In that summer of 1962, the student quarter along Leopoldstrasse was a vibrant section of Munich and a top tourist attraction, with sidewalk cafés, restaurants, clubs, and a large public park. The endless stream of people of all shapes and sizes strolling up and down the boulevard reminded me of the Via Veneto in Rome.

One evening a student with a guitar plopped down in the middle of the sidewalk and began playing. Pedestrians had to thread their way around him, and somebody complained. Loudly. The argument attracted other pedestrians, and there was pushing and shoving. Pretty soon, hundreds of people had gathered around, most of them students. The police waded in to break it up, swinging their nightsticks, and that’s when it got out of hand.

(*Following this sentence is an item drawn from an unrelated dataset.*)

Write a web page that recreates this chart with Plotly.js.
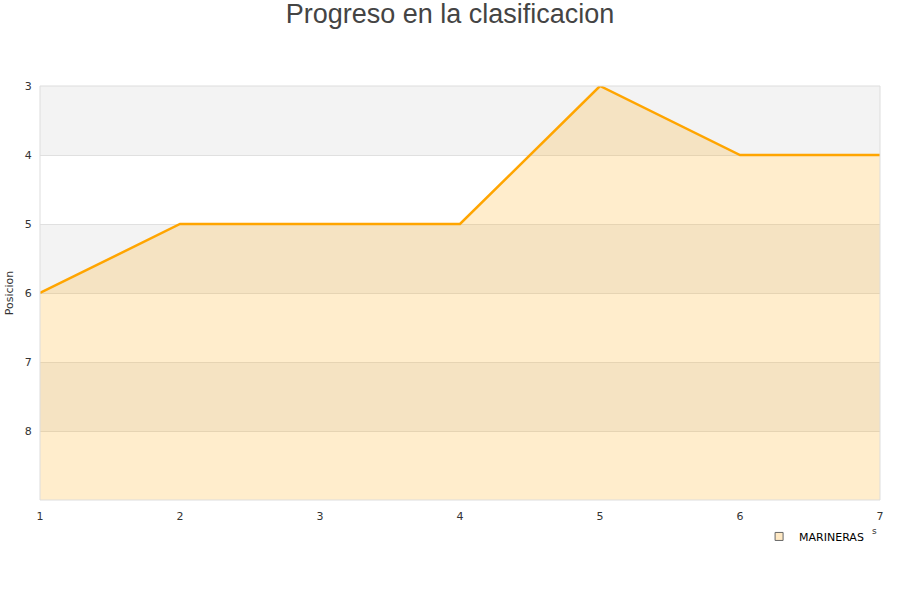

More students showed up, outnumbering the police, who in turn
called for reinforcements. A line of mounted police advanced. As their riders swung rubber truncheons, the horses stepped on and kicked the students, who fled in all directions, many of them bloodied. It was a police riot, with cops beating and arresting defenseless kids.

The next night was worse. Police arrived in even greater force and there were ambulances standing by. The students were now armed with rocks, and there were more casualties. By the third or fourth night, the story was international news. Spectators came to watch the battle from the sidelines, and tourists got caught in the crossfire, including me.

It was a Friday night. I had just parked my car on a side street when two policemen approached. I thought they’d recognized me and were going to ask for an autograph. Instead, they demanded my passport. It was in the breast pocket of my jacket, along with my wallet, and when I pulled it out, one of the cops snatched the passport and the wallet, which he promptly emptied of its contents, about a thousand bucks’ worth of German marks, and threw the wallet on the ground. When I protested, he laughed in my face. When I asked for my passport back, he told me I could pick it up at police headquarters after they investigated my “case.” I asked him for his badge number, but he just laughed again.